The problem can also occur due to sub-florescence, so that if flaking occurs, the area should be examined to determine if salt crystallization is occurring in the flaked areas.


Peeling is the flaking away of the stone surface from the substrate in strips or layers. It may result from the improper application of masonry coatings which result in failure of the coating and/or stone surface. It may also result from a defect in the stone, or from weathering.

Encrustations of the surface caused by chemical reactions with environmental elements may also peel or flake along the bedding plane.

Rising Damp:

Rising damp is the suction of ground water into the base of masonry through capillary action. Moisture is drawn up into the stone and may rise and fall due to conditions of temperature; humidity; site grading; absence or failure of damp courses, and/or treatments to the masonry surfaces which affect evaporation.

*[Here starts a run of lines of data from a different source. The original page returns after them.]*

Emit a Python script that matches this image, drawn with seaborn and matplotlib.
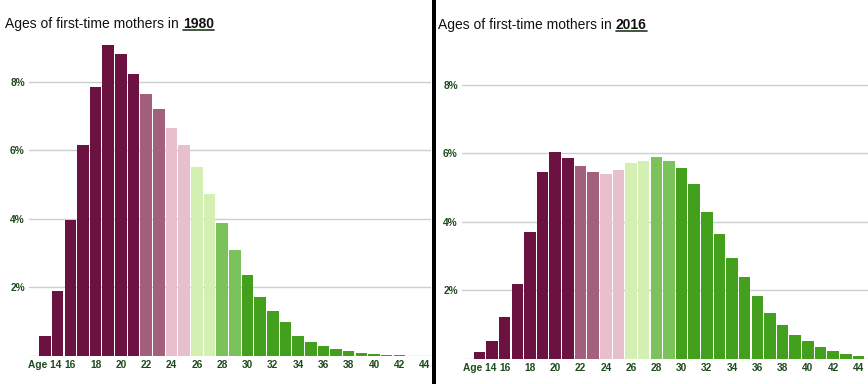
import matplotlib
matplotlib.use("Agg")
import matplotlib.pyplot as plt
import seaborn as sns
import pandas as pd
from matplotlib.lines import Line2D
from matplotlib.patches import Rectangle

# ---------------- data ----------------
ages_1980 = list(range(14, 43))
pct_1980 = [0.58, 1.89, 3.97, 6.14, 7.84, 9.08, 8.80, 8.22, 7.64, 7.21,
            6.65, 6.14, 5.50, 4.72, 3.89, 3.10, 2.37, 1.73, 1.30, 0.98,
            0.58, 0.40, 0.28, 0.21, 0.15, 0.08, 0.06, 0.04, 0.04]

ages_2016 = list(range(14, 45))
pct_2016 = [0.19, 0.52, 1.23, 2.20, 3.70, 5.45, 6.03, 5.85, 5.64, 5.45,
            5.40, 5.50, 5.70, 5.77, 5.89, 5.77, 5.57, 5.10, 4.30, 3.63,
            2.94, 2.39, 1.83, 1.34, 0.99, 0.71, 0.52, 0.35, 0.22, 0.14, 0.08]

years = ["1980", "2016"]
tick_ages = list(range(14, 45, 2))
tick_labels = ["Age 14"] + [str(a) for a in tick_ages[1:]]
y_ticks = [2, 4, 6, 8]
y_tick_labels = ["2%", "4%", "6%", "8%"]

group_colors = {
    "teen": "#6c1240",
    "early20s": "#a3607c",
    "mid20s": "#e8bfcd",
    "late20s": "#d3f0b2",
    "near30": "#7cc25a",
    "thirties": "#42a01c",
}


def age_group(a):
    if a <= 21:
        return "teen"
    if a <= 23:
        return "early20s"
    if a <= 25:
        return "mid20s"
    if a <= 27:
        return "late20s"
    if a <= 29:
        return "near30"
    return "thirties"


# ---------------- style ----------------
sns.set_style("white")
plt.rcParams["font.family"] = ["Liberation Sans", "DejaVu Sans"]

W, H = 868, 384
fig = plt.figure(figsize=(W / 100, H / 100), dpi=100)

grid_color = "#c9d1ce"
tick_color = "#1f4a1f"

# panel geometry in pixels: (left, right, baseline_from_top, xlim)
panels = [
    dict(ages=ages_1980, pct=pct_1980, left=29, right=431, base=356,
         xlim=(12.74, 44.5), title_x=5, title_base=28),
    dict(ages=ages_2016, pct=pct_2016, left=462, right=868, base=359,
         xlim=(12.62, 44.76), title_x=438, title_base=29),
]
px_per_pct = 34.3
ymax = 9.6

for year, p in zip(years, panels):
    height_px = ymax * px_per_pct
    ax = fig.add_axes([p["left"] / W, (H - p["base"]) / H,
                       (p["right"] - p["left"]) / W, height_px / H])
    df = pd.DataFrame({"age": p["ages"], "pct": p["pct"]})
    df["group"] = df["age"].map(age_group)
    sns.barplot(data=df, x="age", y="pct", hue="group", palette=group_colors,
                native_scale=True, dodge=False, width=0.91, legend=False,
                saturation=1, linewidth=0, ax=ax)
    ax.set_xlim(*p["xlim"])
    ax.set_ylim(0, ymax)
    ax.set_axisbelow(True)
    for yv in [0] + y_ticks:
        ax.axhline(yv, color=grid_color, lw=1.0, zorder=0.5)
    ax.set_yticks(y_ticks)
    ax.set_yticklabels(y_tick_labels)
    ax.set_xticks(tick_ages)
    ax.set_xticklabels(tick_labels)
    ax.tick_params(axis="both", length=0, colors=tick_color, labelsize=7.3)
    ax.tick_params(axis="y", pad=3)
    ax.tick_params(axis="x", pad=3)
    for lab in ax.get_xticklabels() + ax.get_yticklabels():
        lab.set_fontweight("bold")
    ax.set_xlabel("")
    ax.set_ylabel("")
    for s in ax.spines.values():
        s.set_visible(False)
    ax.patch.set_alpha(0)

    # title with bold underlined year
    ty = (H - p["title_base"]) / H
    t1 = fig.text(p["title_x"] / W, ty, "Ages of first-time mothers in ",
                  fontsize=10, color="#111111", va="baseline", ha="left")
    fig.canvas.draw()
    bb = t1.get_window_extent()
    t2 = fig.text(bb.x1 / W, ty, year, fontsize=10, fontweight="bold",
                  color="#111111", va="baseline", ha="left")
    fig.canvas.draw()
    bb2 = t2.get_window_extent()
    uy = ty - 2.2 / H
    fig.add_artist(Line2D([bb2.x0 / W, bb2.x1 / W], [uy, uy],
                          transform=fig.transFigure, color="#1c3a1c", lw=1.2))

# black divider between the panels
fig.add_artist(Rectangle((432 / W, 0), 4 / W, 1, transform=fig.transFigure,
                         facecolor="black", edgecolor="none"))

fig.savefig("out.png", dpi=100)
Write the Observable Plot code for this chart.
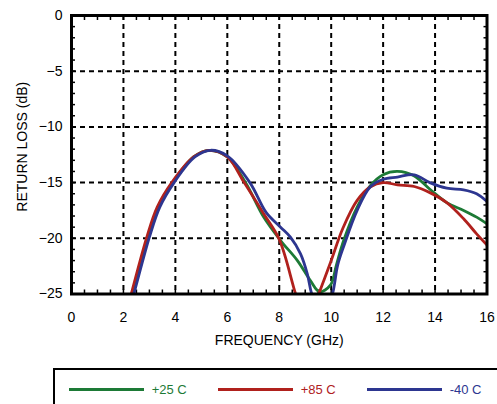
<!DOCTYPE html>
<html><head><meta charset="utf-8">
<script src="https://cdn.jsdelivr.net/npm/d3@7"></script>
<script src="https://cdn.jsdelivr.net/npm/@observablehq/plot@0.6"></script>
<style>
html,body{margin:0;padding:0;background:#fff;}
#wrap{position:relative;width:497px;height:404px;overflow:hidden;font-family:Helvetica, Arial, "Liberation Sans", sans-serif;}
#wrap svg{display:block;}
#legend{position:absolute;left:53px;top:368px;width:520px;height:60px;border:2px solid #000;box-sizing:border-box;background:#fff;}
.lg-line{position:absolute;top:17.5px;width:75px;height:3px;}
.lg-text{position:absolute;top:12.5px;font-size:13px;line-height:13px;white-space:nowrap;}
</style>
</head><body>
<div id="wrap"><div id="chart"></div><div id="legend"></div></div>
<script>
// ---- data ----
const seriesNames = ["+25 C", "+85 C", "-40 C"];
const seriesColors = ["#1d7a36", "#b0211d", "#2d3690"];

const greenFreq = [2.2, 2.35, 2.95, 3.35, 3.9, 4.7, 5.3, 6.0, 6.7, 7.4, 8.05, 8.7, 9.2, 9.55, 9.97, 10.2, 10.48, 11.0, 11.5, 12.0, 12.55, 13.2, 13.8, 14.45, 15.1, 15.6, 16.0];
const greenDb   = [-26.2, -25, -19.8, -17.2, -15.0, -12.7, -12.1, -12.7, -15.0, -18.1, -20.2, -22.0, -23.8, -24.8, -24.2, -22.4, -20.2, -17.2, -15.3, -14.3, -14.0, -14.4, -15.6, -16.8, -17.5, -18.1, -18.7];

const redFreq = [2.15, 2.3, 2.9, 3.3, 3.86, 4.7, 5.3, 6.0, 6.65, 7.4, 8.0, 8.63, 9.05, 9.52, 9.97, 10.45, 11.0, 11.5, 12.0, 12.55, 13.2, 13.8, 14.45, 15.1, 15.6, 16.0];
const redDb   = [-26.3, -25, -19.9, -17.2, -15.0, -12.7, -12.1, -12.7, -15.0, -17.8, -20.1, -25, -28, -25, -22.2, -19.1, -16.6, -15.4, -15.0, -15.2, -15.35, -15.9, -16.8, -18.25, -19.6, -20.6];

const blueFreq = [2.25, 2.4, 3.0, 3.4, 3.95, 4.75, 5.35, 6.0, 6.87, 7.5, 8.05, 8.43, 8.82, 9.08, 9.25, 9.65, 10.05, 10.25, 10.5, 11.0, 11.5, 12.0, 12.55, 13.2, 13.8, 14.45, 15.1, 15.6, 16.0];
const blueDb   = [-26.2, -25, -19.9, -17.2, -15.0, -12.7, -12.1, -12.6, -15.0, -17.7, -19.0, -19.9, -21.4, -23.2, -25, -27.5, -25, -22.4, -20.6, -17.5, -15.4, -14.7, -14.5, -14.3, -15.0, -15.5, -15.65, -16.0, -16.7];

const xTicks = [0, 2, 4, 6, 8, 10, 12, 14, 16];
const yTicks = [0, -5, -10, -15, -20, -25];
const xGrid = [2, 4, 6, 8, 10, 12, 14];
const yGrid = [-5, -10, -15, -20];
const xMinor = d3.range(0, 16.01, 0.5);
const yMinor = d3.range(-25, 0.01, 1);
const xLabel = "FREQUENCY (GHz)";
const yLabel = "RETURN LOSS (dB)";

const toRows = (fs, ds) => fs.map((f, i) => ({f, db: ds[i]}));
const rows = [toRows(greenFreq, greenDb), toRows(redFreq, redDb), toRows(blueFreq, blueDb)];

const font = 'Helvetica, Arial, "Liberation Sans", sans-serif';
const dash = {stroke: "#000", strokeWidth: 2, strokeDasharray: "5,4"};
const minor = {tickSize: -4, tickFormat: () => "", label: null, strokeWidth: 1.5};

const chart = Plot.plot({
  width: 497,
  height: 360,
  marginTop: 15,
  marginRight: 10.5,
  marginBottom: 66.5,
  marginLeft: 71,
  x: {domain: [0, 16]},
  y: {domain: [-25, 0]},
  style: {fontFamily: font, fontSize: "14px", color: "#000", background: "#fff"},
  marks: [
    Plot.ruleX(xGrid, dash),
    Plot.ruleY(yGrid, dash),
    Plot.axisX(xMinor, {anchor: "bottom", ...minor}),
    Plot.axisX(xMinor, {anchor: "top", ...minor}),
    Plot.axisY(yMinor, {anchor: "left", ...minor}),
    Plot.axisY(yMinor, {anchor: "right", ...minor}),
    Plot.axisX(xTicks, {anchor: "bottom", tickSize: 0, tickPadding: 18, label: null, fontSize: 14}),
    Plot.axisY(yTicks, {anchor: "left", tickSize: 0, tickPadding: 9, label: null, fontSize: 14}),
    ...rows.map((r, i) => Plot.line(r, {x: "f", y: "db", stroke: seriesColors[i], strokeWidth: 2.8, curve: "catmull-rom", clip: true})),
    Plot.frame({stroke: "#000", strokeWidth: 3}),
    Plot.text([xLabel], {frameAnchor: "bottom", dy: 50.5, fontSize: 14, fill: "#000", textAnchor: "middle"}),
    Plot.text([yLabel], {frameAnchor: "left", dx: -48.5, dy: -8, rotate: -90, fontSize: 14, fill: "#000", textAnchor: "middle"})
  ]
});
document.getElementById("chart").appendChild(chart);

const legend = document.getElementById("legend");
seriesNames.forEach((name, i) => {
  const line = document.createElement("div");
  line.className = "lg-line";
  line.style.left = (14.3 + 149 * i) + "px";
  line.style.background = seriesColors[i];
  legend.appendChild(line);
  const t = document.createElement("div");
  t.className = "lg-text";
  t.style.left = (96.7 + 149 * i) + "px";
  t.style.color = seriesColors[i];
  t.textContent = name;
  legend.appendChild(t);
});
</script>
</body></html>
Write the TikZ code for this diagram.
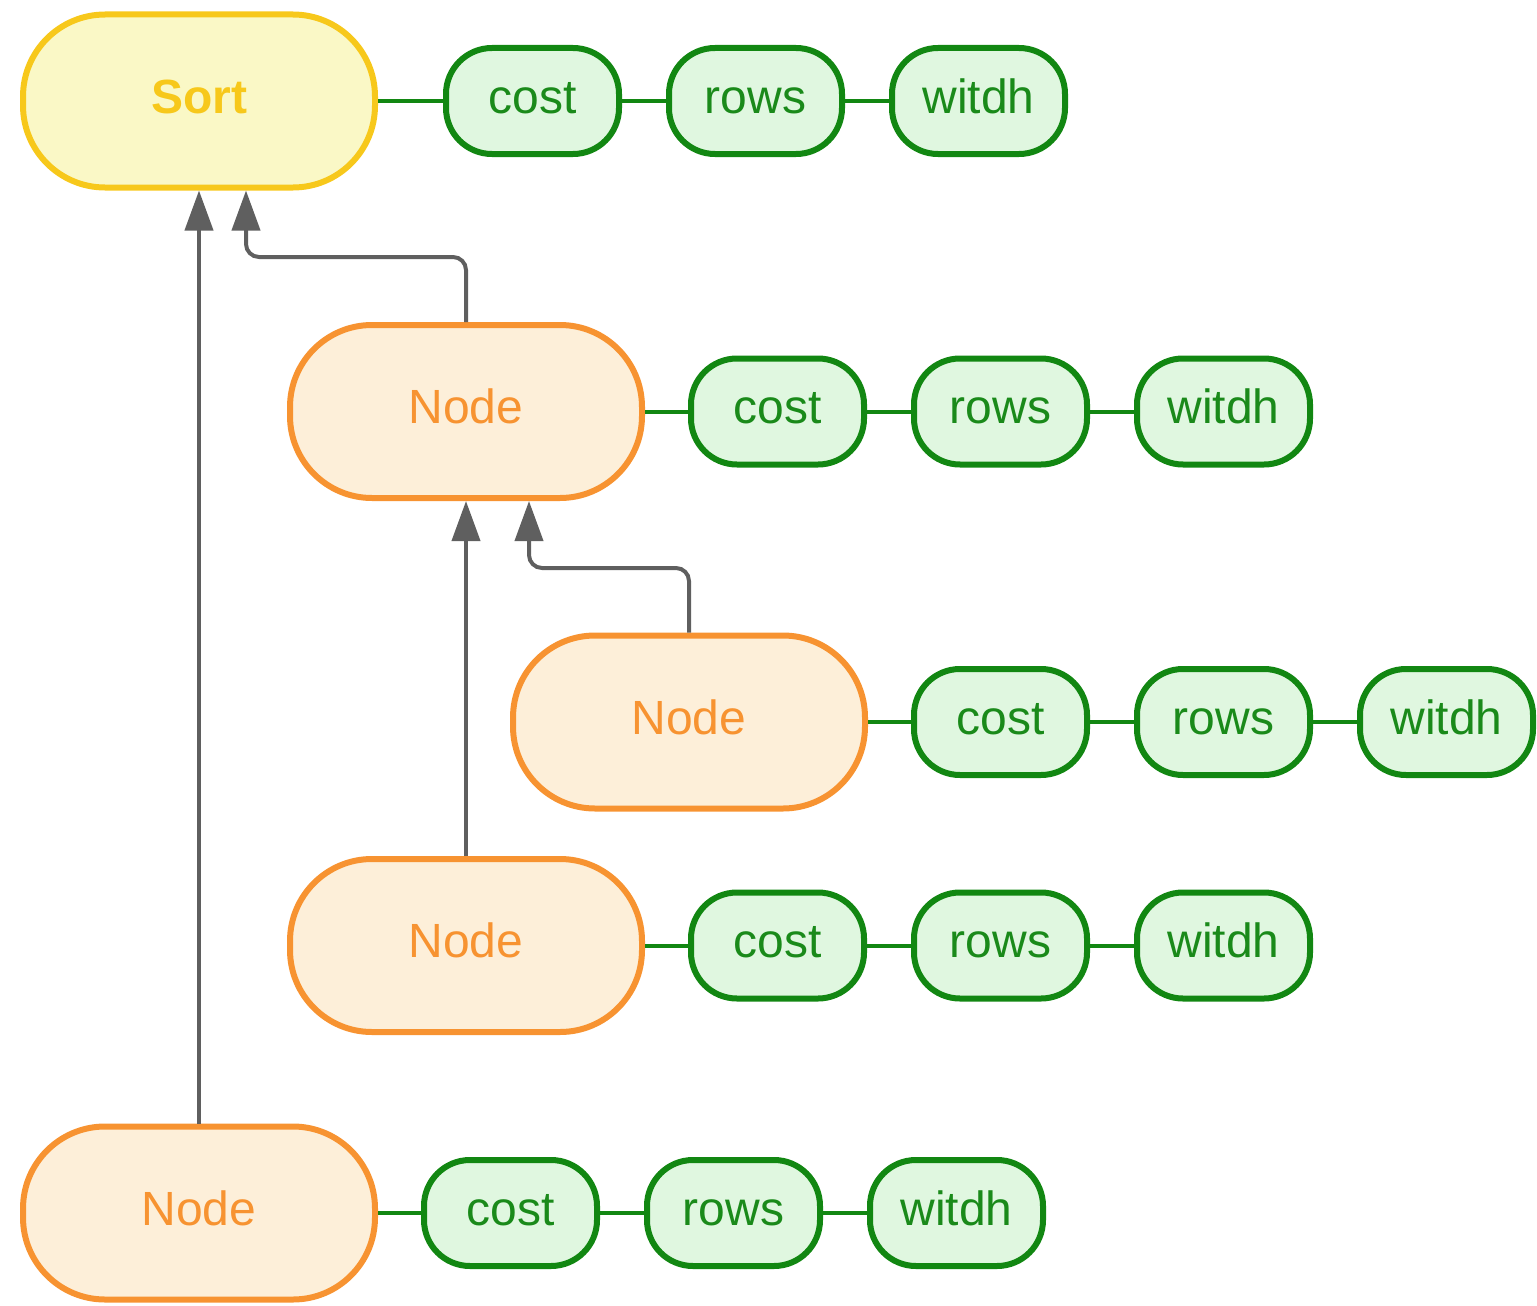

During active wet periods, rising damp may be visible as a darkening of the stone along the base at ground level.Due to the continuous changing of the moisture level due to varying exposure conditions, staining or efflorescence may be visible at a range of several feet up from the ground. Continuation of the problem can lead to more severe problems of flaking, peeling and/or spalling, but the correction of the problem requires the elimination of the source of water or the interruption of its path into the stone by physical or chemical damp-proofing.


Spalling is the separation and breaking away of pieces of stone due to sub-florescence, freeze-thaw, improper repointing withtoo hard a mortar mixcontaining too much portland cement, or structural overloading of the stone.

Spalling is less frequent with limestone than with sedimentary stones which are also less hard. Limestone is hard enough to resist internal forces which would cause spalling in other natural stones or fabricated masonry.

For specific guidance on repairing spalling limestone, see 04400- 03-R and 04455-03-R.


This is a potentially harmful internal accumulation of soluble salts deposited under or just beneath the masonry surface as moisture in the wall evaporates.

The build-up of salts and their crystallization can create substantial pressures within the masonry, causing pieces to break off along the planes of deposition. Efflorescence at the surface is an indication that sub-florescence is possible. Techniques for mitigating the problem include poulticing, removal of identified salt sources, elimination of moisture in the stone and damp- proofing.